SOURCE MATERIAL:
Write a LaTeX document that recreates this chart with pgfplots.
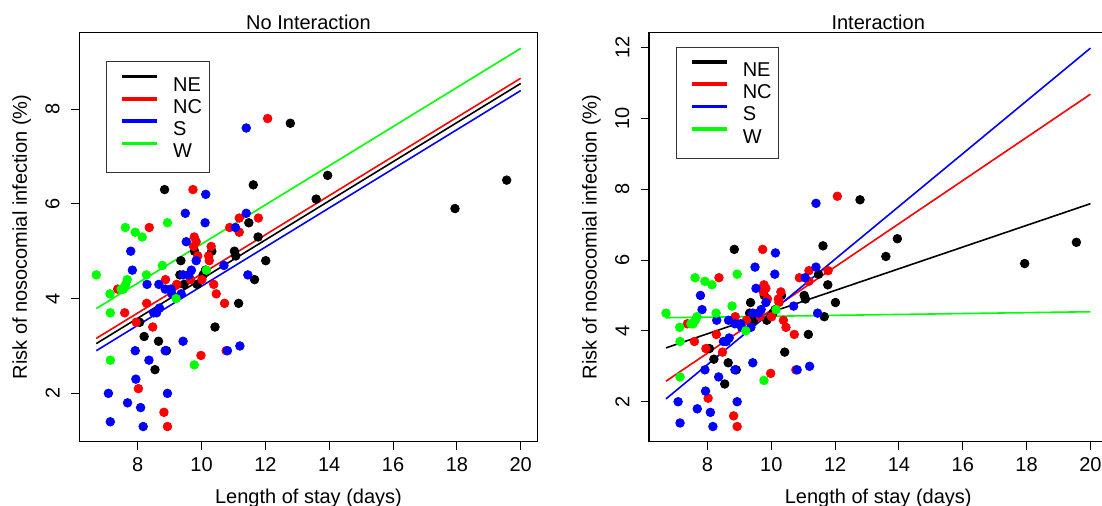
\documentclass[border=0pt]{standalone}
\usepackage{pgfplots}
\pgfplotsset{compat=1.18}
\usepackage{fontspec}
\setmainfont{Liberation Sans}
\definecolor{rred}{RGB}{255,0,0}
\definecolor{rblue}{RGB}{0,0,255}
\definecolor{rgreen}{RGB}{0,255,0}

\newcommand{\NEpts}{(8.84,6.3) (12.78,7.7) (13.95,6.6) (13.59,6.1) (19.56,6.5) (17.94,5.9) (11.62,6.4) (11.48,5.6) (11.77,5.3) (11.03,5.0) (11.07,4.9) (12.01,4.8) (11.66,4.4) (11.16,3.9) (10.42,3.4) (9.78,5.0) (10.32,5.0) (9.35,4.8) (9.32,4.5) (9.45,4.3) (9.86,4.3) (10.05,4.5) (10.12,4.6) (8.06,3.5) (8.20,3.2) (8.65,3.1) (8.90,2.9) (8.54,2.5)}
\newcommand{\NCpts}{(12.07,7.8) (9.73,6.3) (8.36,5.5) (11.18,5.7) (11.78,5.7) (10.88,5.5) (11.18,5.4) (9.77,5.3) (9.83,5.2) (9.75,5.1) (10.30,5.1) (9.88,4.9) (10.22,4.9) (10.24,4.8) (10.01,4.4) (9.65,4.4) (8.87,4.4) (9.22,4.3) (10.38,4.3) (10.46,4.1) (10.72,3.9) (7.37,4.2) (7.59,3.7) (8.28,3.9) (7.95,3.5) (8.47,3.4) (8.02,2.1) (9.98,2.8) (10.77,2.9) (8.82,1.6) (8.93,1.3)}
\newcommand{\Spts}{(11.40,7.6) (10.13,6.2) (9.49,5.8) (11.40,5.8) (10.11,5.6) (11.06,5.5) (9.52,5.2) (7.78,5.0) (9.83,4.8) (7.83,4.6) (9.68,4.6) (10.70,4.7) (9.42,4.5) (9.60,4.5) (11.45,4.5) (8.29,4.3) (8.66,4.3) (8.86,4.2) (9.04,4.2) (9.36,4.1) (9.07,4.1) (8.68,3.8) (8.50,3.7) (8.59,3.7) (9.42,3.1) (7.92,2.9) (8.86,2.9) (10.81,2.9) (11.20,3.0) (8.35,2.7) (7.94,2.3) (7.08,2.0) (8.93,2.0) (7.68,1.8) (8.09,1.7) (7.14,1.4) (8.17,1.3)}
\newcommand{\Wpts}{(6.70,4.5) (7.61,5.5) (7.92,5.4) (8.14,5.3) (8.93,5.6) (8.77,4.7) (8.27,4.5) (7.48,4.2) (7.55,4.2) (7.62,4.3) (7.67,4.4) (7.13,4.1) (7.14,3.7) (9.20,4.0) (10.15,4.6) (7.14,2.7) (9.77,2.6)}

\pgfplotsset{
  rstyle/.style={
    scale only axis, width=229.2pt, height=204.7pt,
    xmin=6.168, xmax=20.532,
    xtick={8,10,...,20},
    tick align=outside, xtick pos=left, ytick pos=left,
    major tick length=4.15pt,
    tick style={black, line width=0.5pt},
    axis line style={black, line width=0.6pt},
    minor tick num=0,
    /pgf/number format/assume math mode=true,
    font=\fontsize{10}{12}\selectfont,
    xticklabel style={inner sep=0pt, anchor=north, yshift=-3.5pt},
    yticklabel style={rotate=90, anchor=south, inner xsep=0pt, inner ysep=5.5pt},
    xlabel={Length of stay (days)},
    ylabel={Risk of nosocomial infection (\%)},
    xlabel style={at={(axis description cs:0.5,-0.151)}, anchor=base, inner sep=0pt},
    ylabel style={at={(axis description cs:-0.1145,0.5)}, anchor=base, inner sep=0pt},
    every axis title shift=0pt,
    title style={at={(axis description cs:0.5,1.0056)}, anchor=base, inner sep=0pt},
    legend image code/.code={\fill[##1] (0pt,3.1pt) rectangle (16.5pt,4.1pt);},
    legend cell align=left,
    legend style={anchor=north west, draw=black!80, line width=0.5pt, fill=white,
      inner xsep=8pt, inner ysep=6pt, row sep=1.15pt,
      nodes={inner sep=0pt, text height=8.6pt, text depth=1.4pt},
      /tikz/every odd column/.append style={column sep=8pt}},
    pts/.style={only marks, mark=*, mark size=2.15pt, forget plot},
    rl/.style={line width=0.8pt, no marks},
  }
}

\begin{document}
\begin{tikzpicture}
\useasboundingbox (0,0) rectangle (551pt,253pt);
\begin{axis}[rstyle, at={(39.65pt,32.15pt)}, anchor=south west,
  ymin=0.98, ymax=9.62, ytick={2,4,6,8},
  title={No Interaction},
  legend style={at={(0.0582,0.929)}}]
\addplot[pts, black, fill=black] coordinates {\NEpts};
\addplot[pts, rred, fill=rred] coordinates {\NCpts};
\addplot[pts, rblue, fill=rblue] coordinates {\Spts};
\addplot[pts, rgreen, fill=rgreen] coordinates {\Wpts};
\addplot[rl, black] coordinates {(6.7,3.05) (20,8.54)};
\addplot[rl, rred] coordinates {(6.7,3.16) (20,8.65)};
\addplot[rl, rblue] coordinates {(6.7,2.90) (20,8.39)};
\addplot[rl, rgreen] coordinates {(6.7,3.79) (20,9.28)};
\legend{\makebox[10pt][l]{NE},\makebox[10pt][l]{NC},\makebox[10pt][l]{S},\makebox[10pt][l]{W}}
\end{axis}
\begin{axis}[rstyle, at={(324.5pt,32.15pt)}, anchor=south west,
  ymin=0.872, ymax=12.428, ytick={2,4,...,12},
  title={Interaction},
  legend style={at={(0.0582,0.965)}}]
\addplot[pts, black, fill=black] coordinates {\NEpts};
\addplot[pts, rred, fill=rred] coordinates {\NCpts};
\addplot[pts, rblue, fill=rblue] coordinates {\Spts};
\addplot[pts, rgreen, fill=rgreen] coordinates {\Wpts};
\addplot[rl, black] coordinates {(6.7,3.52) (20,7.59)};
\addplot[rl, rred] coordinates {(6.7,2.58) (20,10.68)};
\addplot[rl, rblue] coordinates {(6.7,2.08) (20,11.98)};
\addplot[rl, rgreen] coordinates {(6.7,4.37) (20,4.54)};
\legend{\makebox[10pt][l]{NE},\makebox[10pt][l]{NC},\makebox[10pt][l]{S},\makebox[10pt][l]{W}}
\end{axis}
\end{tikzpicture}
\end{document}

GOAL: Extract all the data above exactly, excluding every picture.

ANSWER TO THIS PROBLEM:
Write a LaTeX document that recreates this chart with pgfplots.
\documentclass[border=0pt]{standalone}
\usepackage{pgfplots}
\pgfplotsset{compat=1.18}
\usepackage{fontspec}
\setmainfont{Liberation Sans}
\definecolor{rred}{RGB}{255,0,0}
\definecolor{rblue}{RGB}{0,0,255}
\definecolor{rgreen}{RGB}{0,255,0}

\newcommand{\NEpts}{(8.84,6.3) (12.78,7.7) (13.95,6.6) (13.59,6.1) (19.56,6.5) (17.94,5.9) (11.62,6.4) (11.48,5.6) (11.77,5.3) (11.03,5.0) (11.07,4.9) (12.01,4.8) (11.66,4.4) (11.16,3.9) (10.42,3.4) (9.78,5.0) (10.32,5.0) (9.35,4.8) (9.32,4.5) (9.45,4.3) (9.86,4.3) (10.05,4.5) (10.12,4.6) (8.06,3.5) (8.20,3.2) (8.65,3.1) (8.90,2.9) (8.54,2.5)}
\newcommand{\NCpts}{(12.07,7.8) (9.73,6.3) (8.36,5.5) (11.18,5.7) (11.78,5.7) (10.88,5.5) (11.18,5.4) (9.77,5.3) (9.83,5.2) (9.75,5.1) (10.30,5.1) (9.88,4.9) (10.22,4.9) (10.24,4.8) (10.01,4.4) (9.65,4.4) (8.87,4.4) (9.22,4.3) (10.38,4.3) (10.46,4.1) (10.72,3.9) (7.37,4.2) (7.59,3.7) (8.28,3.9) (7.95,3.5) (8.47,3.4) (8.02,2.1) (9.98,2.8) (10.77,2.9) (8.82,1.6) (8.93,1.3)}
\newcommand{\Spts}{(11.40,7.6) (10.13,6.2) (9.49,5.8) (11.40,5.8) (10.11,5.6) (11.06,5.5) (9.52,5.2) (7.78,5.0) (9.83,4.8) (7.83,4.6) (9.68,4.6) (10.70,4.7) (9.42,4.5) (9.60,4.5) (11.45,4.5) (8.29,4.3) (8.66,4.3) (8.86,4.2) (9.04,4.2) (9.36,4.1) (9.07,4.1) (8.68,3.8) (8.50,3.7) (8.59,3.7) (9.42,3.1) (7.92,2.9) (8.86,2.9) (10.81,2.9) (11.20,3.0) (8.35,2.7) (7.94,2.3) (7.08,2.0) (8.93,2.0) (7.68,1.8) (8.09,1.7) (7.14,1.4) (8.17,1.3)}
\newcommand{\Wpts}{(6.70,4.5) (7.61,5.5) (7.92,5.4) (8.14,5.3) (8.93,5.6) (8.77,4.7) (8.27,4.5) (7.48,4.2) (7.55,4.2) (7.62,4.3) (7.67,4.4) (7.13,4.1) (7.14,3.7) (9.20,4.0) (10.15,4.6) (7.14,2.7) (9.77,2.6)}

\pgfplotsset{
  rstyle/.style={
    scale only axis, width=229.2pt, height=204.7pt,
    xmin=6.168, xmax=20.532,
    xtick={8,10,...,20},
    tick align=outside, xtick pos=left, ytick pos=left,
    major tick length=4.15pt,
    tick style={black, line width=0.5pt},
    axis line style={black, line width=0.6pt},
    minor tick num=0,
    /pgf/number format/assume math mode=true,
    font=\fontsize{10}{12}\selectfont,
    xticklabel style={inner sep=0pt, anchor=north, yshift=-3.5pt},
    yticklabel style={rotate=90, anchor=south, inner xsep=0pt, inner ysep=5.5pt},
    xlabel={Length of stay (days)},
    ylabel={Risk of nosocomial infection (\%)},
    xlabel style={at={(axis description cs:0.5,-0.151)}, anchor=base, inner sep=0pt},
    ylabel style={at={(axis description cs:-0.1145,0.5)}, anchor=base, inner sep=0pt},
    every axis title shift=0pt,
    title style={at={(axis description cs:0.5,1.0056)}, anchor=base, inner sep=0pt},
    legend image code/.code={\fill[##1] (0pt,3.1pt) rectangle (16.5pt,4.1pt);},
    legend cell align=left,
    legend style={anchor=north west, draw=black!80, line width=0.5pt, fill=white,
      inner xsep=8pt, inner ysep=6pt, row sep=1.15pt,
      nodes={inner sep=0pt, text height=8.6pt, text depth=1.4pt},
      /tikz/every odd column/.append style={column sep=8pt}},
    pts/.style={only marks, mark=*, mark size=2.15pt, forget plot},
    rl/.style={line width=0.8pt, no marks},
  }
}

\begin{document}
\begin{tikzpicture}
\useasboundingbox (0,0) rectangle (551pt,253pt);
\begin{axis}[rstyle, at={(39.65pt,32.15pt)}, anchor=south west,
  ymin=0.98, ymax=9.62, ytick={2,4,6,8},
  title={No Interaction},
  legend style={at={(0.0582,0.929)}}]
\addplot[pts, black, fill=black] coordinates {\NEpts};
\addplot[pts, rred, fill=rred] coordinates {\NCpts};
\addplot[pts, rblue, fill=rblue] coordinates {\Spts};
\addplot[pts, rgreen, fill=rgreen] coordinates {\Wpts};
\addplot[rl, black] coordinates {(6.7,3.05) (20,8.54)};
\addplot[rl, rred] coordinates {(6.7,3.16) (20,8.65)};
\addplot[rl, rblue] coordinates {(6.7,2.90) (20,8.39)};
\addplot[rl, rgreen] coordinates {(6.7,3.79) (20,9.28)};
\legend{\makebox[10pt][l]{NE},\makebox[10pt][l]{NC},\makebox[10pt][l]{S},\makebox[10pt][l]{W}}
\end{axis}
\begin{axis}[rstyle, at={(324.5pt,32.15pt)}, anchor=south west,
  ymin=0.872, ymax=12.428, ytick={2,4,...,12},
  title={Interaction},
  legend style={at={(0.0582,0.965)}}]
\addplot[pts, black, fill=black] coordinates {\NEpts};
\addplot[pts, rred, fill=rred] coordinates {\NCpts};
\addplot[pts, rblue, fill=rblue] coordinates {\Spts};
\addplot[pts, rgreen, fill=rgreen] coordinates {\Wpts};
\addplot[rl, black] coordinates {(6.7,3.52) (20,7.59)};
\addplot[rl, rred] coordinates {(6.7,2.58) (20,10.68)};
\addplot[rl, rblue] coordinates {(6.7,2.08) (20,11.98)};
\addplot[rl, rgreen] coordinates {(6.7,4.37) (20,4.54)};
\legend{\makebox[10pt][l]{NE},\makebox[10pt][l]{NC},\makebox[10pt][l]{S},\makebox[10pt][l]{W}}
\end{axis}
\end{tikzpicture}
\end{document}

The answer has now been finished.